→ REQUIRED WORK
Among the lines of this listing, determine how many contain the string "chart". Answer with the number only.

→ SOURCE DATA
===
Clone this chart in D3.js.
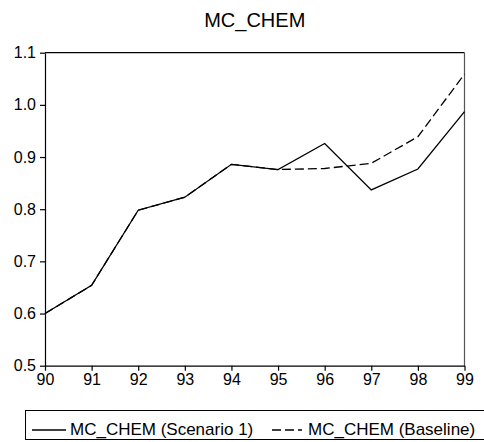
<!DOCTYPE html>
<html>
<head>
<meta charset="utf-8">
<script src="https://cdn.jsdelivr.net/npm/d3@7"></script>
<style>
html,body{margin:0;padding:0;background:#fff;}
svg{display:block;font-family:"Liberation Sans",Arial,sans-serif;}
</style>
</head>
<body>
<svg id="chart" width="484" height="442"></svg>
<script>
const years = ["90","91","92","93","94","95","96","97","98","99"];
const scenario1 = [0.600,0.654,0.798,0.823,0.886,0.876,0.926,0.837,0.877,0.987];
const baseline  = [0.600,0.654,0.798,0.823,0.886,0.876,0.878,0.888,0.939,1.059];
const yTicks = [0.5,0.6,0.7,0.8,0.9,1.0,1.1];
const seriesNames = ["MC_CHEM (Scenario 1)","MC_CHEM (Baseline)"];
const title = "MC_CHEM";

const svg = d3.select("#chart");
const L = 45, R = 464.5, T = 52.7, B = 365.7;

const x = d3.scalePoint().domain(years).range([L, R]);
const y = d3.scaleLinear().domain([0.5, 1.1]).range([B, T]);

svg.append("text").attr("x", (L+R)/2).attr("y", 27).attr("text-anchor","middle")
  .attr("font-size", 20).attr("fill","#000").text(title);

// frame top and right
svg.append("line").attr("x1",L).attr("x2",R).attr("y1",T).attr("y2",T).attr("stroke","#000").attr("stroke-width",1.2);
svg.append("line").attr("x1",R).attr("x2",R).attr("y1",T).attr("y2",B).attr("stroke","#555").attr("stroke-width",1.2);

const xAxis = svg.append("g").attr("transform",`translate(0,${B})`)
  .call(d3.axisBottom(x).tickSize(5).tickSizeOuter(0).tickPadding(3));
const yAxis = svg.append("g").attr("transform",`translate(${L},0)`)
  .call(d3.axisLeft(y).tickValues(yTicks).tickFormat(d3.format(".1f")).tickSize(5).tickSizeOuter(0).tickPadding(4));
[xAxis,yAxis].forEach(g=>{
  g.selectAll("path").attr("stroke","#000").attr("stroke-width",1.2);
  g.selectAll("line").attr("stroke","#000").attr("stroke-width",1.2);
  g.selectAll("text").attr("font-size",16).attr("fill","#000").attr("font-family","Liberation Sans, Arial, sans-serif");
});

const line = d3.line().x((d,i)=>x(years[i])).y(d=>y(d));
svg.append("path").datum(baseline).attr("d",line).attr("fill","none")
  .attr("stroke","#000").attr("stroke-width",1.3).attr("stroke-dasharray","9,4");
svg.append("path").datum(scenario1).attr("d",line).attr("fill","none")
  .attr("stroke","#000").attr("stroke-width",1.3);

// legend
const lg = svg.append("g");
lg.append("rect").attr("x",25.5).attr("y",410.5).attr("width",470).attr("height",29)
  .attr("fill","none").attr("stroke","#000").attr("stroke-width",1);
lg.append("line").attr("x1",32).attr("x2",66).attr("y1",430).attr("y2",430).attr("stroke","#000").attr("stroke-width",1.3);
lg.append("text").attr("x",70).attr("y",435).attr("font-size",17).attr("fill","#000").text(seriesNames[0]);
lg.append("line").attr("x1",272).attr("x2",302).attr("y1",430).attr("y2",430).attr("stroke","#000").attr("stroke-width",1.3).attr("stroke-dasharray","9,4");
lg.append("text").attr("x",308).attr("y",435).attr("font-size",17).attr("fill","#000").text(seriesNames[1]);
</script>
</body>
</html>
===
→ THE COMPLETED TASK
3